It was a day with lots of fun and lots of different colours at Conn Rangers football club last month when they held a #MyLOI event to highlight an incredible campaign the club has been involved in.
Earlier this year, a couple of club members were discussing the lack of Irish club shirts they see at training. Occasionally, they would see Irish international shirts but never a Sligo Rovers or Galway United or any League of Ireland shirt.
PRO of Conn Rangers, Sean O’Sullivan told the Western People that he wanted to try and do something about it.
“I wrote to all of the clubs asking them for a jersey or a training top and to be honest, I thought I might get a couple but I didn’t really expect much of a response.”
But to the surprise of the Conn committee and members, the response was phenomenal with Shelbourne, Galway United Bohemians, Cobh Ramblers, Drogheda United, Finn Harps, Sligo Rovers and Shamrock Rovers all donating gear to the club.
In addition, kit manufacturer Umbro got wind of what was happening and they gave the club one shirt from each of the LOI clubs they sponsor while McKeevers also sent on some shirts. A couple of local people also got involved and contributed some funds to go and buy some more shirts.
“So now we have about 40 jerseys that are going to go to our Academy boys and girls,” said Sean. “We hope that by wearing and seeing the jerseys the kids will become a bit more familiar with the clubs and realise that we have a domestic league we should all be supporting.”
“Ultimately it’s all about building an awareness of the LOI within the club. We would hope to get some LOI players down to Conn Rangers to do an occasional session with the kids, gets the kids familiar with the Mayo players in the League and then get the kids to a game, to the Showgrounds or Eamon Deacy Park, or maybe further afield, so they can experience a proper LOI game.”
“Most of our kids will have been to McHale Park or Croke Park but have no concept of what it’s like to be in the Showgrounds under lights on a Friday night with Bohs or Rovers in town and 3,000 fans in full voice,” Sean added.
The FAI liked the concept of what Conn Rangers were doing and decided to call down last Thursday to see the kids in their LOI jerseys and see what the #MyLOI campaign was all about.
The kids had great fun, playing a few games with the head of the Sligo Rovers academy and former Bit O’Red captain Conor O’Grady and Athlone Town goalkeeper and Kiltimagh native Michéal Schlingermann. The Galway United mascot Tony the Tiger was there too and he posed for photographs and tried out a few ball skills of his own.
Conor O’Grady praised Conn Rangers for what he described as a “brilliant” initiative.
“It’s great to come to Mayo. The county has been very good to Mayo in terms of providing players like David Cawley from down the road to us here and supporters over the years.
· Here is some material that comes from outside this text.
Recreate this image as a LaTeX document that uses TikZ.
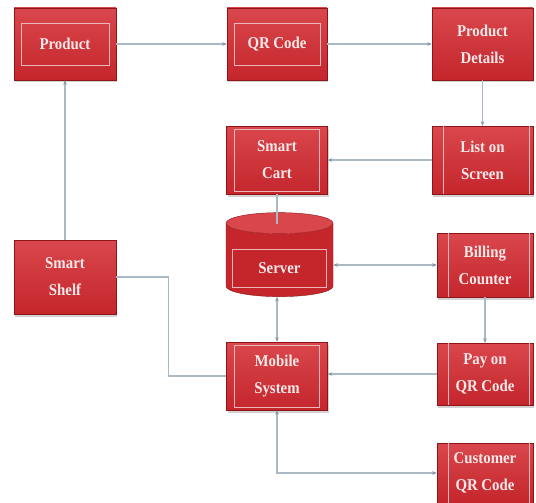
\documentclass[tikz,border=0pt]{standalone}
\usepackage{fontspec}
\setmainfont{Liberation Serif}
\newfontfamily\boxfont[FakeStretch=0.9]{Liberation Serif}
\usepackage{tikz}
\usetikzlibrary{positioning,arrows.meta,shapes.geometric,shadows}
\definecolor{cartred}{HTML}{C4262C}
\definecolor{cartlight}{HTML}{D9474C}
\definecolor{cartdark}{HTML}{8E1418}
\definecolor{carttext}{HTML}{F7E9E9}
\definecolor{cartline}{HTML}{A9BAC6}
\definecolor{cartarrow}{HTML}{7D93A6}

\begin{document}
\begin{tikzpicture}[
  x=1pt, y=-1pt,
  block/.style={draw=cartdark, line width=0.4pt, top color=cartlight, bottom color=cartred,
                text=carttext, font=\boxfont\bfseries\fontsize{16.5}{27}\selectfont,
                align=center, inner sep=0pt,
                drop shadow={opacity=0.35, shadow xshift=1pt, shadow yshift=-2.5pt}},
  store/.style={cylinder, shape border rotate=90, aspect=0.5, draw=cartdark, line width=0.4pt,
                cylinder uses custom fill, cylinder body fill=cartred, cylinder end fill=cartlight,
                text=carttext, font=\boxfont\bfseries\fontsize{16.5}{27}\selectfont, inner sep=0pt,
                text height=31pt, text depth=4pt},
  frame/.style={draw=carttext!75!cartred, line width=0.6pt},
  link/.style={draw=cartline, line width=1.1pt},
  tip/.style={-{Stealth[length=4.5pt, width=3.5pt, color=cartarrow]}},
  tips/.style={{Stealth[length=4.5pt, width=3.5pt, color=cartarrow]}-{Stealth[length=4.5pt, width=3.5pt, color=cartarrow]}},
]
\fill[white] (0,0) rectangle (536,503);
\useasboundingbox (0,0) rectangle (536,503);
\def\ax{65} \def\bx{277} \def\cx{482.5} \def\dx{485}
% top row
\node[block, minimum width=102, minimum height=72] (product) at (\ax,44) {Product};
\node[block, minimum width=100, minimum height=72] (qr) at (\bx,44) {QR Code};
\node[block, minimum width=101, minimum height=72] (details) at (\cx,44) {Product\\Details};
% middle
\node[block, minimum width=101, minimum height=68] (cart) at (\bx,160) {Smart\\Cart};
\node[block, minimum width=101, minimum height=68] (list) at (\cx,160) {List on\\Screen};
\node[store, minimum width=107, minimum height=84] (server) at (279.5,260) {Server};
\node[block, minimum width=96, minimum height=64] (billing) at (\dx,265) {Billing\\Counter};
\node[block, minimum width=102, minimum height=74] (shelf) at (\ax,277) {Smart\\Shelf};
% bottom
\node[block, minimum width=101, minimum height=68] (mobile) at (\bx,376) {Mobile\\System};
\node[block, minimum width=96, minimum height=62] (pay) at (\dx,374) {Pay on\\QR Code};
\node[block, minimum width=96, minimum height=60] (customer) at (\dx,473) {Customer\\QR Code};
% inner frames
\foreach \n in {product,qr}
  \draw[frame] ([shift={(7,16)}]\n.north west) rectangle ([shift={(-7,-15)}]\n.south east);
\foreach \n in {cart,mobile}
  \draw[frame] ([shift={(8,3)}]\n.north west) rectangle ([shift={(-8,-3)}]\n.south east);
\foreach \n in {list,billing,pay,customer} {
  \draw[frame] ([xshift=11pt]\n.north west) -- ([xshift=11pt]\n.south west);
  \draw[frame] ([xshift=-4pt]\n.north east) -- ([xshift=-4pt]\n.south east);
}
\draw[frame] ([shift={(-47,-11)}]server.center) rectangle ([shift={(47,27)}]server.center);
% connectors
\draw[link, tip] (product) -- (qr);
\draw[link, tip] (qr) -- (details);
\draw[link, tip] (details) -- (list);
\draw[link, tip] (list) -- (cart);
\draw[link] (cart.south) -- ([yshift=-12pt]cart.south |- server.north);
\draw[link, tips] (billing.west -| server.east) -- (billing.west);
\draw[link, tip] (billing) -- (pay);
\draw[link, tip] (pay.west) -- (pay.west -| mobile.east);
\draw[link, tips] (mobile.north |- server.south) -- (mobile.north);
\draw[link] (shelf.east) -- ++(52,0) |- (mobile.west);
\draw[link, tip] (shelf) -- (product);
\draw[link, tips] (mobile.south) |- (customer.west);
\end{tikzpicture}
\end{document}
It’s so great to see the kids wearing the jerseys of the LOI,” said Conor.
“We’d like for them to be wearing Sligo Rovers kits! But it’s still great to see them in the colours of these domestic teams as opposed to Arsenal, Liverpool or Man United kits. We’re not going to change that overnight but if could more young lads and ladies interested in the local game, it’d make a huge difference in the long run.”
“This event will be a highlight for the kids. Those who have the jerseys will probably go home and find out more about their team and keep a lookout for them. It’s a great initiative and the more we can something like this around to clubs, especially in rural areas, the better it will be for the domestic game.”
Michéal Schlingermann, who has played for a number of LOI clubs, said it was “weird and wonderful” to see kids lining out to play football in kits belonging to the domestic clubs.
“It’s great for the club here, a great initiative. My first experience of LOI football was when I was about 15 or 16 and I went to see Sligo Rovers play at the Showgrounds and it’s great to see a younger generation and young children getting that exposure to the LOI at an earlier age.”
“They get to wear the jersey and now they’ll probably go and find out more about whatever club’s jersey they have on. If not for this initiative, they’d probably never wear, for example, a Waterford FC jersey but now they’ll go home and try to learn a bit about them.”
“This is really igniting the fire in them and giving them a target, knowing there is a higher level they can go to from outside the local leagues if they decide to try and pursue a career in football somewhere down the line.”